*SET PROBLEM*
Pictures excluded, reproduce exactly the lines below from the one with "Generate a Python script that draws this with matplotlib." through the one with "from matplotlib.patches import Rectangle", both included.
** Start TASK DATA **
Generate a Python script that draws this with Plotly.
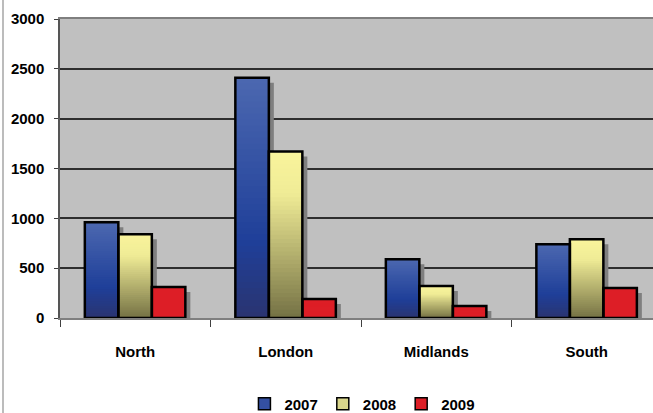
import plotly.graph_objects as go

categories = ["North", "London", "Midlands", "South"]
years = ["2007", "2008", "2009"]
v2007 = [960, 2410, 590, 740]
v2008 = [840, 1670, 320, 790]
v2009 = [310, 190, 120, 300]
series_values = [v2007, v2008, v2009]

# gradient stops (position from top 0..1, rgb)
grad_stops = [
    [(0.0, (76, 104, 176)), (0.68, (31, 63, 153)), (1.0, (42, 52, 112))],
    [(0.0, (249, 244, 156)), (0.25, (240, 236, 150)), (1.0, (116, 113, 68))],
    [(0.0, (221, 31, 39)), (1.0, (221, 31, 39))],
]
legend_colors = ["#3450a2", "#d9d68c", "#dd1f27"]

BAR_W = 0.2226
OFFSETS = [-0.335, -0.335 + BAR_W, -0.335 + 2 * BAR_W]
SHADOW_DX = 5 / 150.5
SHADOW_DY = 50
N_SLICES = 40


def grad_color(stops, t):
    for (t0, c0), (t1, c1) in zip(stops[:-1], stops[1:]):
        if t0 <= t <= t1:
            f = 0 if t1 == t0 else (t - t0) / (t1 - t0)
            c = [round(a + (b - a) * f) for a, b in zip(c0, c1)]
            return "rgb(%d,%d,%d)" % tuple(c)
    return "rgb(%d,%d,%d)" % stops[-1][1]


fig = go.Figure()

# shadows
for i, vals in enumerate(series_values):
    fig.add_trace(go.Bar(
        x=categories, y=[max(v - SHADOW_DY, 0) for v in vals],
        offset=OFFSETS[i] + SHADOW_DX, width=BAR_W,
        marker=dict(color="#7f7f7f", line=dict(width=0)),
        showlegend=False, hoverinfo="skip"))

# gradient fills
for i, vals in enumerate(series_values):
    for k in range(N_SLICES):
        frac = k / N_SLICES
        t_top = 1 - (k + 0.5) / N_SLICES
        fig.add_trace(go.Bar(
            x=categories, y=[v * (1 - frac) for v in vals],
            base=[v * frac for v in vals],
            offset=OFFSETS[i], width=BAR_W,
            marker=dict(color=grad_color(grad_stops[i], t_top), line=dict(width=0)),
            showlegend=False, hoverinfo="skip"))

# outlines
for i, vals in enumerate(series_values):
    fig.add_trace(go.Bar(
        x=categories, y=vals, offset=OFFSETS[i], width=BAR_W,
        marker=dict(color="rgba(0,0,0,0)", line=dict(color="black", width=2.5)),
        showlegend=False, name=years[i]))

# legend entries
for i, y in enumerate(years):
    fig.add_trace(go.Bar(
        x=categories, y=[None] * len(categories), name=y,
        marker=dict(color=legend_colors[i], line=dict(color="black", width=1.5)),
        showlegend=True))

FONT = "Liberation Sans, Arial, sans-serif"

fig.update_layout(
    width=653, height=413,
    margin=dict(l=60, r=0, t=19, b=95, autoexpand=False),
    paper_bgcolor="white",
    plot_bgcolor="#c0c0c0",
    barmode="overlay",
    font=dict(family=FONT, size=15, color="black", weight="bold"),
    legend=dict(orientation="h", x=0.51, xanchor="center", y=-0.288, yanchor="middle",
                font=dict(size=15, weight="bold"), itemwidth=30,
                bgcolor="rgba(0,0,0,0)", traceorder="normal"),
    xaxis=dict(type="category", range=[-0.5, 3.44], showgrid=False,
               showline=True, linecolor="#7f7f7f", linewidth=2, mirror=True,
               ticks="outside", tickson="boundaries", ticklen=7, tickcolor="#404040",
               tickwidth=1.2, ticklabelstandoff=19),
    yaxis=dict(range=[0, 3000], dtick=500, showgrid=True, gridcolor="#2e2e2e", gridwidth=1.5,
               zeroline=False, showline=True, linecolor="#555555", linewidth=1.5,
               ticks="outside", ticklen=4, tickcolor="#404040", ticklabelstandoff=7),
    shapes=[dict(type="line", xref="paper", yref="paper",
                 x0=(3 - 60) / 593, x1=(3 - 60) / 593, y0=-95 / 299, y1=1 + 19 / 299,
                 line=dict(color="#a6a6a6", width=1.5))],
)

fig.write_html("out.html")
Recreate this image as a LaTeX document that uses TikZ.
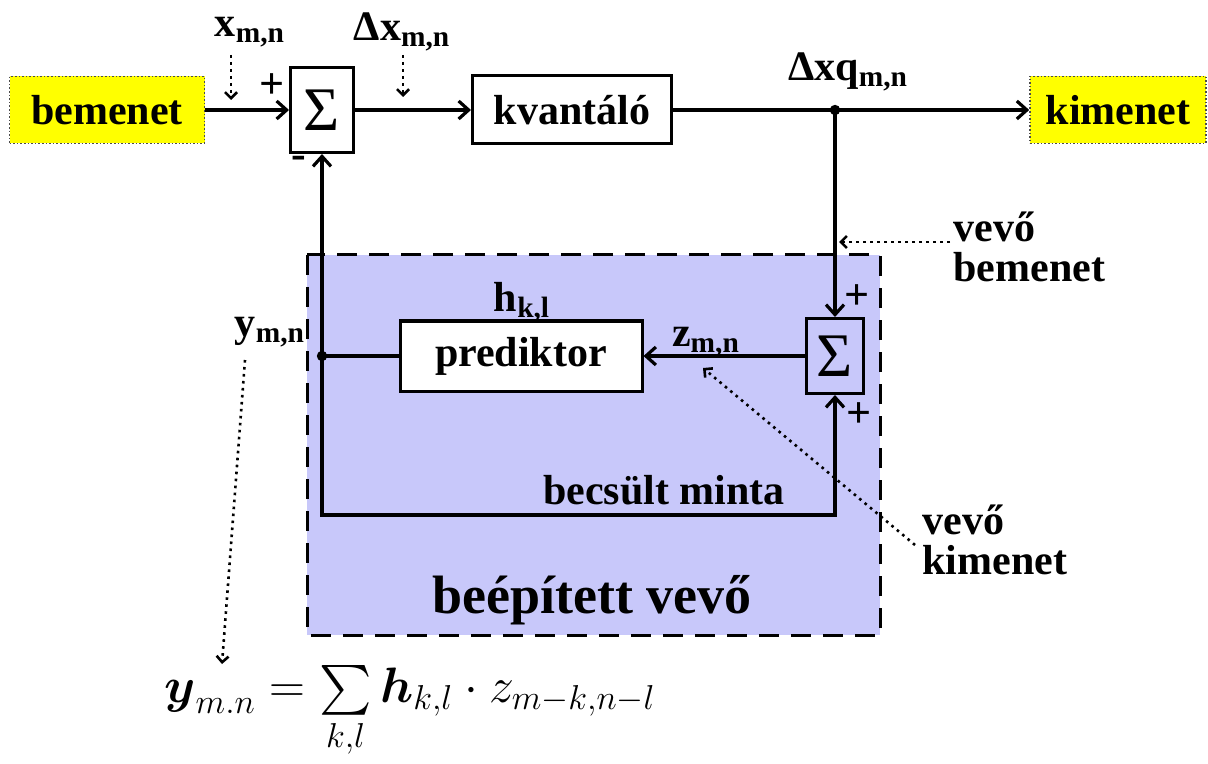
\documentclass[tikz,border=0pt]{standalone}
\usepackage{fontspec}
\usepackage{amsmath}
\setmainfont{Liberation Serif}
\usetikzlibrary{arrows.meta}

\definecolor{sarga}{RGB}{255,255,0}
\definecolor{kekes}{RGB}{200,200,250}
\newcommand{\jel}[2]{\textbf{#1}\textsubscript{\textbf{#2}}}

\begin{document}
\begin{tikzpicture}
  [x=0.5pt, y=-0.5pt,
   io/.style={rectangle, fill=sarga, draw=black!70, densely dotted, line width=0.8pt, minimum width=97.5pt, minimum height=33.5pt, font=\fontsize{21}{24}\selectfont\bfseries},
   block/.style={rectangle, draw=black, line width=1.5pt, fill=white, font=\fontsize{21}{24}\selectfont\bfseries},
   osszeg/.style={block, fill=none, inner sep=0pt, font=\fontsize{31}{34}\selectfont},
   jelnev/.style={font=\fontsize{21}{20}\selectfont\bfseries, inner sep=0pt},
   elojel/.style={font=\fontsize{22}{24}\selectfont\bfseries, inner sep=0pt},
   wire/.style={line width=1.6pt, -{Straight Barb[length=5pt,width=9pt]}},
   mutato/.style={line width=1.3pt, dash pattern=on 1.3pt off 2.2pt, -{Straight Barb[length=3pt,width=6pt]}}]

  \useasboundingbox (0,0) rectangle (1208,764);

  % Beépített vevő háttere
  \draw[line width=1.5pt, dash pattern=on 10pt off 6pt, fill=kekes] (307,255) rectangle (880,635);

  % Blokkok
  \node[io] (be) at (107,110) {bemenet};
  \node[osszeg, minimum width=31.5pt, minimum height=42.5pt] (s1) at (322,110) {Σ};
  \node[block, minimum width=99.5pt, minimum height=34pt] (kv) at (572,110) {kvantáló};
  \node[io, minimum width=88pt] (ki) at (1118,110) {kimenet};
  \node[osszeg, minimum width=28.5pt, minimum height=37.5pt] (s2) at (835,356) {Σ};
  \node[block, minimum width=121pt, minimum height=35pt] (pr) at (521,356) {prediktor};

  % Elágazások, sarkok
  \coordinate (elag) at (835,110);
  \coordinate (visz) at (322,356);
  \coordinate (ba) at (322,515);
  \coordinate (jo) at (835,515);

  % Jelutak
  \foreach \from/\to in {be/s1, s1/kv, elag/ki, elag/s2, s2/pr, ba/s1}
    \draw[wire] (\from) -- (\to);
  \draw[line width=1.6pt] (kv) -- (elag);
  \draw[line width=1.6pt] (pr) -- (visz);
  \draw[wire] (visz) -- (ba) -- (jo) -- (s2);
  \fill (elag) circle (2.6pt);
  \fill (visz) circle (2.6pt);

  % Előjelek
  \node[elojel] (p1) at (272,86) {+};
  \node[elojel] (m1) at (299,162) {-};
  \node[elojel] (p2) at (857,297) {+};
  \node[elojel] (p3) at (859,415) {+};

  % Jelek nevei
  \node[jelnev] (xmn) at (250,32) {\jel{x}{m,n}};
  \node[jelnev] (dxmn) at (402,32) {\jel{Δx}{m,n}};
  \node[jelnev] (dxq) at (848,72) {\jel{Δxq}{m,n}};
  \node[jelnev] (hkl) at (522,302) {\jel{h}{k,l}};
  \node[jelnev] (zmn) at (706,342) {\jel{z}{m,n}};
  \node[jelnev] (ymn) at (270,332) {\jel{y}{m,n}};
  \node[jelnev] (becs) at (664,490) {becsült minta};
  \node[jelnev, font=\fontsize{27}{30}\selectfont\bfseries] (vevo) at (592,600) {beépített vevő};
  \node[jelnev, align=left, anchor=west] (vbe) at (953,247) {vevő\\bemenet};
  \node[jelnev, align=left, anchor=west] (vki) at (922,540) {vevő\\kimenet};

  % Pontozott mutatók
  \coordinate (xa) at (231,55);   \coordinate (xb) at (231,100);
  \coordinate (da) at (403,55);   \coordinate (db) at (403,97);
  \coordinate (va) at (950,242);  \coordinate (vb) at (839,242);
  \coordinate (ka) at (915,545);  \coordinate (kb) at (703,368);
  \coordinate (ya) at (245,360);  \coordinate (yb) at (222,664);
  \foreach \from/\to in {xa/xb, da/db, va/vb, ka/kb, ya/yb}
    \draw[mutato] (\from) -- (\to);

  % Képlet
  \node (keplet) at (410,712) {\fontsize{24}{28}\selectfont
    $\boldsymbol{y}_{m.n} = \sum\limits_{k,l} \boldsymbol{h}_{k,l}\cdot z_{m-k,n-l}$};
\end{tikzpicture}
\end{document}
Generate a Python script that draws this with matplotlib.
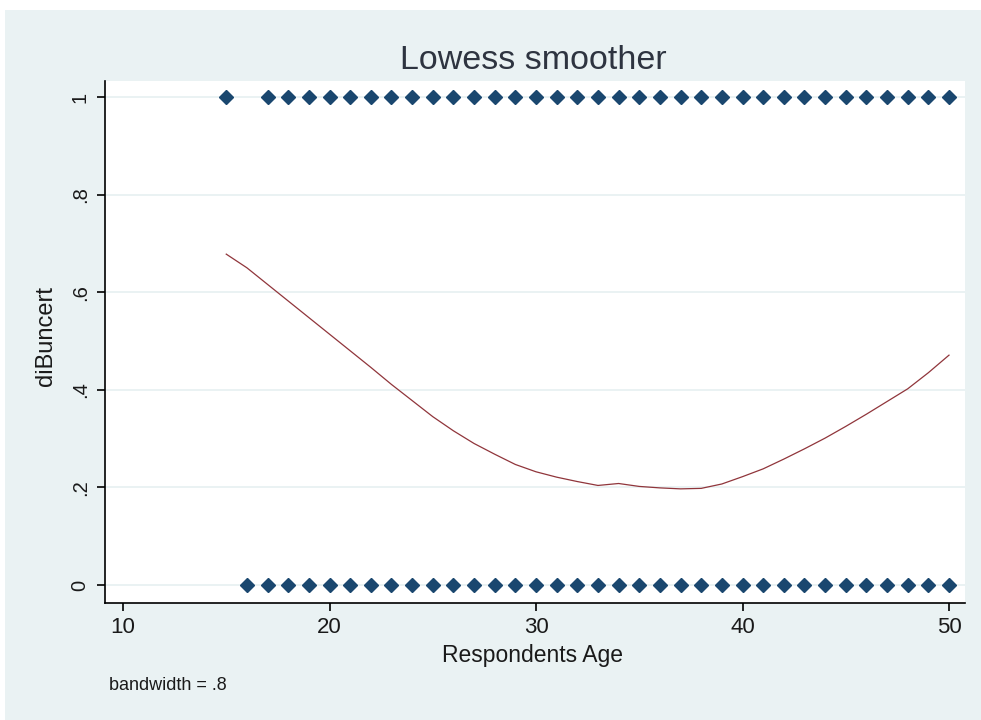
import matplotlib
matplotlib.use("Agg")
import matplotlib.pyplot as plt
from matplotlib.patches import Rectangle

# ---- data ----
ages_one = [15] + list(range(17, 51))
ages_zero = list(range(16, 51))
lowess_age = list(range(15, 51))
lowess_val = [0.678, 0.650, 0.616, 0.582, 0.548, 0.514, 0.480, 0.446, 0.411,
              0.378, 0.345, 0.316, 0.290, 0.268, 0.247, 0.232, 0.221, 0.212,
              0.204, 0.208, 0.202, 0.199, 0.197, 0.198, 0.207, 0.222, 0.238,
              0.258, 0.279, 0.301, 0.325, 0.350, 0.376, 0.402, 0.435, 0.471]
x_ticks = [10, 20, 30, 40, 50]
y_ticks = [0, 0.2, 0.4, 0.6, 0.8, 1]
y_ticklabels = ["0", ".2", ".4", ".6", ".8", "1"]

plt.rcParams['font.family'] = ['Liberation Sans', 'DejaVu Sans']

W, H = 981, 720
fig = plt.figure(figsize=(W / 100, H / 100), dpi=100, facecolor="white")
bg = "#EAF2F3"
fig.patches.append(Rectangle((5 / W, 0), 1 - 5 / W, 1 - 10 / H, transform=fig.transFigure,
                             facecolor=bg, edgecolor="none", zorder=-10))

ax = fig.add_axes([105 / W, 1 - 603 / H, (965 - 105) / W, (603 - 81) / H])
ax.set_facecolor("white")

navy = "#1A476F"
maroon = "#90353B"
txt = "#1a1a1a"

ax.plot(ages_one, [1] * len(ages_one), linestyle="none", marker="D", markersize=6.8,
        color=navy, zorder=3, clip_on=False)
ax.plot(ages_zero, [0] * len(ages_zero), linestyle="none", marker="D", markersize=6.8,
        color=navy, zorder=3, clip_on=False)
ax.plot(lowess_age, lowess_val, color=maroon, linewidth=0.9, zorder=4)

ax.set_xlim(10 - 18 / 20.65, 50 + 16 / 20.65)
ax.set_ylim(-18 / 488, 1 + 16 / 488)

ax.set_xticks(x_ticks)
ax.set_xticklabels([str(v) for v in x_ticks], fontsize=16)
ax.set_yticks(y_ticks)
ax.set_yticklabels(y_ticklabels, fontsize=14.5, rotation=90, va="center")

ax.yaxis.grid(True, color=bg, linewidth=1.4)
ax.xaxis.grid(False)
ax.set_axisbelow(True)

for s in ["top", "right"]:
    ax.spines[s].set_visible(False)
for s in ["left", "bottom"]:
    ax.spines[s].set_color("black")
    ax.spines[s].set_linewidth(1.2)

ax.tick_params(axis="both", direction="out", length=5.5, width=1.2, color="black",
               labelcolor=txt)
ax.tick_params(axis="x", pad=4.5)
ax.tick_params(axis="y", pad=5.5)

fig.text(532 / W, 1 - 662 / H, "Respondents Age", fontsize=16.5, color=txt,
         ha="center", va="baseline")
fig.text(46 / W, 1 - 336 / H, "diBuncert", fontsize=17, color=txt,
         ha="center", va="center", rotation=90)

fig.text(533 / W, 1 - 69 / H, "Lowess smoother", fontsize=24.5, color="#2E3440",
         ha="center", va="baseline")
fig.text(109 / W, 1 - 686 / H, "bandwidth = .8", fontsize=13, color=txt,
         ha="left", va="center")

fig.savefig("out.png", dpi=100, facecolor=fig.get_facecolor())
** End TASK DATA **
*THE ANSWER*
Generate a Python script that draws this with matplotlib.
import matplotlib
matplotlib.use("Agg")
import matplotlib.pyplot as plt
from matplotlib.patches import Rectangle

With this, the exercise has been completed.